The process of triangulation (saving models as STL files), that is, the mapping of models using a triangle mesh, was carried out in the so-called custom mode, omitting the “fine” and “coarse” modes, due to the insufficient quality of reproduction. The STL model was characterized by the following parameters: 0.001 tolerance and 3° angular deviation. A model recorded in such a manner is shown in Figure 1a, where the number of triangles of the approximated 3D model is 720. Next, using the Formiga P100 machine (3D printer) from EOS (Krailling, Germany), implementing the SLS technology, physical models of samples with given parameters were manufactured. Each sample was printed three times with given parameters to account for statistical calculations. During the process of construction of sample models, three process parameters were analyzed. The research was designed in accordance with the principles of a two-factor experiment (design of experiment [DOE]) determined on three levels of variability (required number of samples N = X^Y, i.e., 3², where X is the number of levels of variability and Y is the number of parameters), where the process parameters were PD and ED.

FIG. 1.

Samples: (a) approximation and (b) placement on the platform.

ED is mainly a component of laser speed and laser power; therefore, during the tests, the speed and power of the laser were selected so as to obtain three levels of ED transmitted to the sintered powder layer. Technological parameters whose impact was taken into account were selected on the basis of a review of the aforementioned literature and the author's initial research presented in the article.²¹ In the presented research, three variants were chosen: ED 0.032 J/mm² (laser speed 3100 mm/s and laser power 14 W), ED 0.056 J/mm² (laser speed 2500 mm/s and laser power 21 W), and ED 0.08 J/mm² (laser speed 2100 mm/s and laser power 28 W). Three ED variants were selected, whose values 0.032 and 0.08 deviate by the same value from the reference value 0.056 recommended by the machine manufacturer.
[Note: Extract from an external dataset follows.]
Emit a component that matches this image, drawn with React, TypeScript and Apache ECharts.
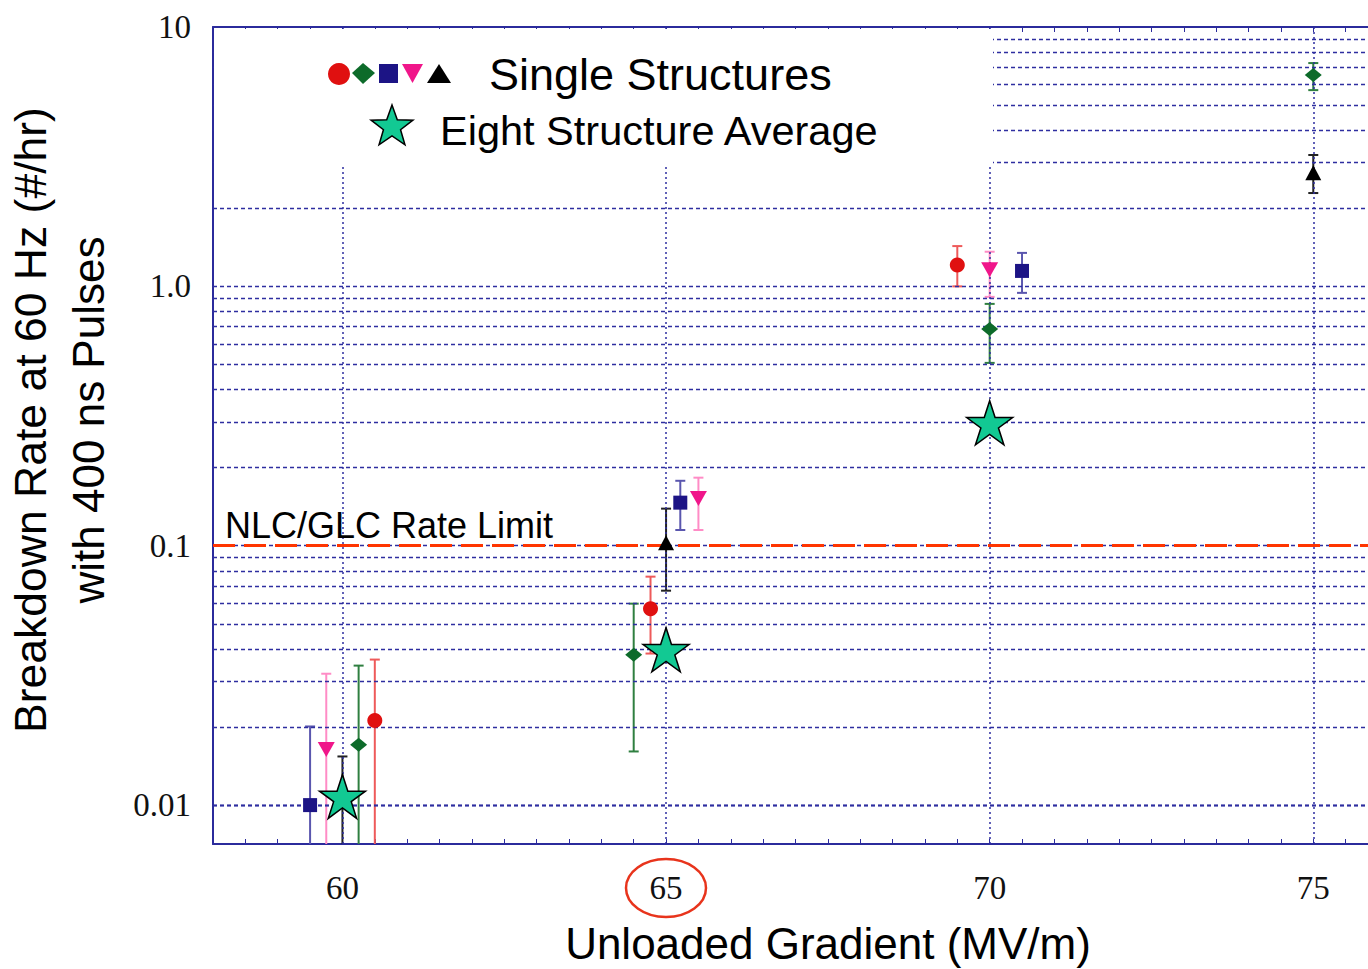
import React, { useEffect, useRef } from "react";
import * as echarts from "echarts";

// ---- data ----
const redX = [60.5, 64.76, 69.5];
const redY = [0.0212, 0.0572, 1.21];
const redLow = [0.005, 0.0384, 1.0];
const redHigh = [0.0364, 0.076, 1.43];

const greenX = [60.25, 64.5, 70, 75];
const greenY = [0.0171, 0.038, 0.685, 6.53];
const greenLow = [0.005, 0.0161, 0.507, 5.71];
const greenHigh = [0.0345, 0.0598, 0.856, 7.26];

const navyX = [59.5, 65.22, 70.5];
const navyY = [0.01, 0.1466, 1.147];
const navyLow = [0.005, 0.115, 0.944];
const navyHigh = [0.0201, 0.178, 1.346];

const pinkX = [59.75, 65.5, 70];
const pinkY = [0.0164, 0.152, 1.158];
const pinkLow = [0.005, 0.115, 0.911];
const pinkHigh = [0.0321, 0.183, 1.36];

const blackX = [65, 75];
const blackY = [0.1027, 2.74];
const blackLow = [0.0671, 2.29];
const blackHigh = [0.139, 3.21];

const starX = [60, 65, 70];
const starY = [0.0108, 0.0397, 0.298];
const starErrX = [60];
const starErrLow = [0.005];
const starErrHigh = [0.0154];

const rateLimit = 0.1;
const xGridLines = [60, 65, 70, 75];
const xLabelValues = [60, 65, 70, 75];
const yTickValues = [0.01, 0.1, 1, 10];
const yTickLabels = ["0.01", "0.1", "1.0", "10"];

const xMin = 58;
const xMax = 76;
const yMin = 0.00708;
const yMax = 10;

const yGridLevels = [0.001, 0.01, 0.1, 1]
  .flatMap((d) => [1, 2, 3, 4, 5, 6, 7, 8, 9].map((m) => +(m * d).toPrecision(3)))
  .filter((v) => v > yMin && v < yMax);

const STAR_PATH =
  "path://M50 0 L61.2 34.5 L97.6 34.5 L68.2 55.9 L79.4 90.5 L50 69.1 L20.6 90.5 L31.8 55.9 L2.4 34.5 L38.8 34.5 Z";
const TRI_DOWN_PATH = "path://M0 0 L100 0 L50 90 Z";

const C = {
  red: "#e01010",
  redBar: "#ee5a5a",
  green: "#0d6b2a",
  greenBar: "#2f7f40",
  navy: "#1c1485",
  navyBar: "#5a56ae",
  pink: "#f0168a",
  pinkBar: "#ff8cc6",
  black: "#000000",
  blackBar: "#222222",
  star: "#12c993",
  axis: "#2b2b9c",
  grid: "#2e2ea0",
};

function starPoints(cx: number, cy: number, R: number, r: number) {
  const pts: number[][] = [];
  for (let i = 0; i < 10; i++) {
    const ang = -Math.PI / 2 + (i * Math.PI) / 5;
    const rad = i % 2 === 0 ? R : r;
    pts.push([cx + rad * Math.cos(ang), cy + rad * Math.sin(ang)]);
  }
  return pts;
}

function errorSeries(xs: number[], lows: number[], highs: number[], color: string) {
  return {
    type: "custom",
    silent: true,
    z: 4,
    data: xs.map((x, i) => [x, lows[i], highs[i]]),
    encode: { x: 0, y: [1, 2] },
    renderItem: (params: any, api: any) => {
      const x = api.value(0);
      const lo = api.value(1);
      const hi = api.value(2);
      const a = api.coord([x, hi]);
      const b = api.coord([x, lo]);
      const cs = params.coordSys;
      const top = cs.y;
      const bottom = cs.y + cs.height;
      const y1 = Math.max(a[1], top);
      const y2 = Math.min(b[1], bottom);
      const style = { stroke: color, lineWidth: 2 };
      const cap = 5;
      const children: any[] = [
        { type: "line", shape: { x1: a[0], y1, x2: a[0], y2 }, style },
      ];
      if (a[1] >= top)
        children.push({ type: "line", shape: { x1: a[0] - cap, y1: a[1], x2: a[0] + cap, y2: a[1] }, style });
      if (b[1] <= bottom)
        children.push({ type: "line", shape: { x1: b[0] - cap, y1: b[1], x2: b[0] + cap, y2: b[1] }, style });
      return { type: "group", children };
    },
  };
}

function scatter(name: string, xs: number[], ys: number[], symbol: string, size: any, color: string) {
  return {
    type: "scatter",
    name,
    z: 6,
    symbol,
    symbolSize: size,
    itemStyle: { color, opacity: 1 },
    data: xs.map((x, i) => [x, ys[i]]),
  };
}

export default function App() {
  const ref = useRef<HTMLDivElement>(null);

  useEffect(() => {
    if (!ref.current) return;
    const chart = echarts.init(ref.current, null, { renderer: "svg" });

    const sansFont = "'Liberation Sans', Arial, sans-serif";
    const serifFont = "'Liberation Serif', 'Times New Roman', serif";

    const xAxisCommon = {
      type: "value",
      min: xMin,
      max: xMax,
      interval: 0.5,
      axisLine: { show: true, lineStyle: { color: C.axis, width: 2 } },
      axisTick: { show: true, inside: true, length: 5, lineStyle: { color: C.axis, width: 1 } },
      splitLine: { show: false },
    };

    const option: any = {
      animation: false,
      backgroundColor: "#ffffff",
      grid: { left: 213, top: 27, right: 22, bottom: 125 },
      xAxis: [
        {
          ...xAxisCommon,
          position: "bottom",
          axisLabel: {
            interval: 0,
            showMinLabel: false,
            showMaxLabel: false,
            formatter: (v: number) => (xLabelValues.includes(v) ? String(v) : ""),
            fontFamily: serifFont,
            fontSize: 33,
            color: "#111",
            margin: 27,
          },
        },
        {
          ...xAxisCommon,
          position: "top",
          axisLabel: { show: false },
        },
      ],
      yAxis: {
        type: "log",
        logBase: 10,
        min: yMin,
        max: yMax,
        axisLine: { show: true, lineStyle: { color: C.axis, width: 2 } },
        axisTick: { show: false },
        splitLine: { show: false },
        axisLabel: {
          showMinLabel: false,
          fontFamily: serifFont,
          fontSize: 33,
          color: "#111",
          margin: 22,
          formatter: (v: number) => {
            const idx = yTickValues.findIndex((t) => Math.abs(Math.log10(v) - Math.log10(t)) < 1e-6);
            return idx >= 0 ? yTickLabels[idx] : "";
          },
        },
      },
      series: [
        {
          type: "scatter",
          data: [],
          silent: true,
          z: 1,
          markLine: {
            silent: true,
            symbol: "none",
            animation: false,
            label: { show: false },
            lineStyle: { color: C.grid, width: 1.3, type: [4, 3], opacity: 1 },
            data: [
              ...yGridLevels.map((v) => ({ yAxis: v })),
              ...xGridLines.map((v) => ({ xAxis: v, lineStyle: { color: C.grid, width: 1.5, type: [2, 3] } })),
            ],
          },
        },
        {
          type: "scatter",
          data: [],
          silent: true,
          z: 3,
          markLine: {
            silent: true,
            symbol: "none",
            animation: false,
            label: { show: false },
            lineStyle: { color: "#ff3500", width: 3, type: [22, 9] },
            data: [{ yAxis: rateLimit }],
          },
        },
        errorSeries(navyX, navyLow, navyHigh, C.navyBar),
        errorSeries(pinkX, pinkLow, pinkHigh, C.pinkBar),
        errorSeries(greenX, greenLow, greenHigh, C.greenBar),
        errorSeries(redX, redLow, redHigh, C.redBar),
        errorSeries(blackX, blackLow, blackHigh, C.blackBar),
        errorSeries(starErrX, starErrLow, starErrHigh, C.blackBar),
        scatter("navy", navyX, navyY, "rect", 14, C.navy),
        scatter("pink", pinkX, pinkY, TRI_DOWN_PATH, [17, 15], C.pink),
        scatter("green", greenX, greenY, "diamond", [17, 14], C.green),
        scatter("red", redX, redY, "circle", 15, C.red),
        scatter("black", blackX, blackY, "triangle", [16, 15], C.black),
        {
          type: "scatter",
          name: "star",
          z: 7,
          symbol: STAR_PATH,
          symbolSize: [46, 44],
          itemStyle: { color: C.star, borderColor: "#000", borderWidth: 1.5, opacity: 1 },
          data: starX.map((x, i) => [x, starY[i]]),
        },
      ],
      graphic: [
        // legend panel
        { type: "rect", z: 50, shape: { x: 214, y: 29, width: 779, height: 137 }, style: { fill: "#ffffff" } },
        { type: "circle", z: 51, shape: { cx: 339, cy: 74, r: 11 }, style: { fill: C.red } },
        { type: "polygon", z: 52, shape: { points: [[352, 73], [363, 63], [375, 73], [363, 84]] }, style: { fill: C.green } },
        { type: "rect", z: 51, shape: { x: 379, y: 64, width: 19, height: 19 }, style: { fill: C.navy } },
        { type: "polygon", z: 51, shape: { points: [[402, 64], [423, 64], [412.5, 83]] }, style: { fill: C.pink } },
        { type: "polygon", z: 51, shape: { points: [[439, 64], [451, 83], [427, 83]] }, style: { fill: C.black } },
        {
          type: "polygon",
          z: 51,
          shape: { points: starPoints(392, 127, 22, 9) },
          style: { fill: C.star, stroke: "#000", lineWidth: 1.5 },
        },
        {
          type: "text",
          z: 52,
          x: 489,
          y: 74,
          style: { text: "Single Structures", fill: "#000", font: `45px ${sansFont}`, verticalAlign: "middle", align: "left" },
        },
        {
          type: "text",
          z: 52,
          x: 440,
          y: 130,
          style: { text: "Eight Structure Average", fill: "#000", font: `41.5px ${sansFont}`, verticalAlign: "middle", align: "left" },
        },
        // rate limit label
        {
          type: "text",
          z: 52,
          x: 225,
          y: 525,
          style: { text: "NLC/GLC Rate Limit", fill: "#000", font: `36px ${sansFont}`, verticalAlign: "middle", align: "left" },
        },
        // axis titles
        {
          type: "text",
          z: 52,
          x: 828,
          y: 943,
          style: { text: "Unloaded Gradient (MV/m)", fill: "#000", font: `44px ${sansFont}`, verticalAlign: "middle", align: "center" },
        },
        {
          type: "text",
          z: 52,
          x: 30,
          y: 420,
          rotation: Math.PI / 2,
          style: { text: "Breakdown Rate at 60 Hz (#/hr)", fill: "#000", font: `44.5px ${sansFont}`, verticalAlign: "middle", align: "center" },
        },
        {
          type: "text",
          z: 52,
          x: 88,
          y: 420,
          rotation: Math.PI / 2,
          style: { text: "with 400 ns Pulses", fill: "#000", font: `44px ${sansFont}`, verticalAlign: "middle", align: "center" },
        },
        // highlight around 65
        {
          type: "ellipse",
          z: 52,
          shape: { cx: 666, cy: 888, rx: 40, ry: 29 },
          style: { fill: "none", stroke: "#e8341c", lineWidth: 2.5 },
        },
      ],
    };

    chart.setOption(option);
    return () => chart.dispose();
  }, []);

  return (
    <div style={{ position: "fixed", left: 0, top: 0, width: 1368, height: 969, overflow: "hidden", background: "#fff" }}>
      <div ref={ref} style={{ width: 1400, height: 969 }} />
    </div>
  );
}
This allowed for a complete planned experiment (DOE). In the same way, the print direction was chosen for three levels of variation.

Results from the author's previous research tests demonstrate that it is difficult to produce samples of layer thickness >0.2 mm (0.3, 0.4) under the recommended technological parameters for use in further study because of their low strength and the insufficiency from breakage during the cleaning process. Layer thickness that was determined on two levels of variability was equal to 0.1 and 0.2 mm. Three characteristic variants of positioning of the models on the machine's construction platform were selected, that is, at angles of 1: 0°, 2: 45°, and 3: 90° (Fig. 1b). Process parameters of the sample models are presented in Table 1, where L_t is layer thickness, PD is printing direction, and ED is energy density. The ED transmitted to the sintered layer was calculated using Equation (1).²² This equation can be used as an approximation in a narrow field of scanning speed that was included in this article.

Table 1.

Process Parameters of Sample Manufacture

No.	Lt (mm)	PD (°)	ED (J/mm2)	No.	Lt (mm)	PD (°)	ED (J/mm2)
1	0.1	0	0.032	10	0.2	0	0.032
2			0.056	11			0.056
3			0.08	12			0.08
4		45	0.032	13		45	0.032
5			0.056	14			0.056
6			0.08	15			0.08
7		90	0.032	16		90	0.032
8			0.056	17			0.056
9			0.08	18			0.08

PD, printing direction.

$$E_d=\frac{P}{vh}x,$$ (1)

where E_d is energy density, J/mm²; P is laser power (three variants, W); v is laser speed (three variants, mm/s); h is hatch distance, 0.25 mm; d is laser beam diameter, 0.42 mm; and x, beam overlay ratio, 1.68.

The material used for the construction of the samples was the PA 2200 polyamide powder based on the well-known construction material, polyamide PA 12. This material shows a very low water absorption at a level of 1%, which is suitable for the construction of technical sealing elements, which, in turn, is one of the potential applications analyzed by the author in previous research articles. In addition, polyamide PA 2200 is biocompatible in accordance with ISO 10993-1,²³ which increases its practical application potential. Measurements of stress relaxation were carried out using the Inspekt testing machine made by Hegewald and Peschke. Furthermore, using the RADWAG AS 110/C/2 scale, measurements of the samples' mass were made, allowing the density of the sample models to be determined.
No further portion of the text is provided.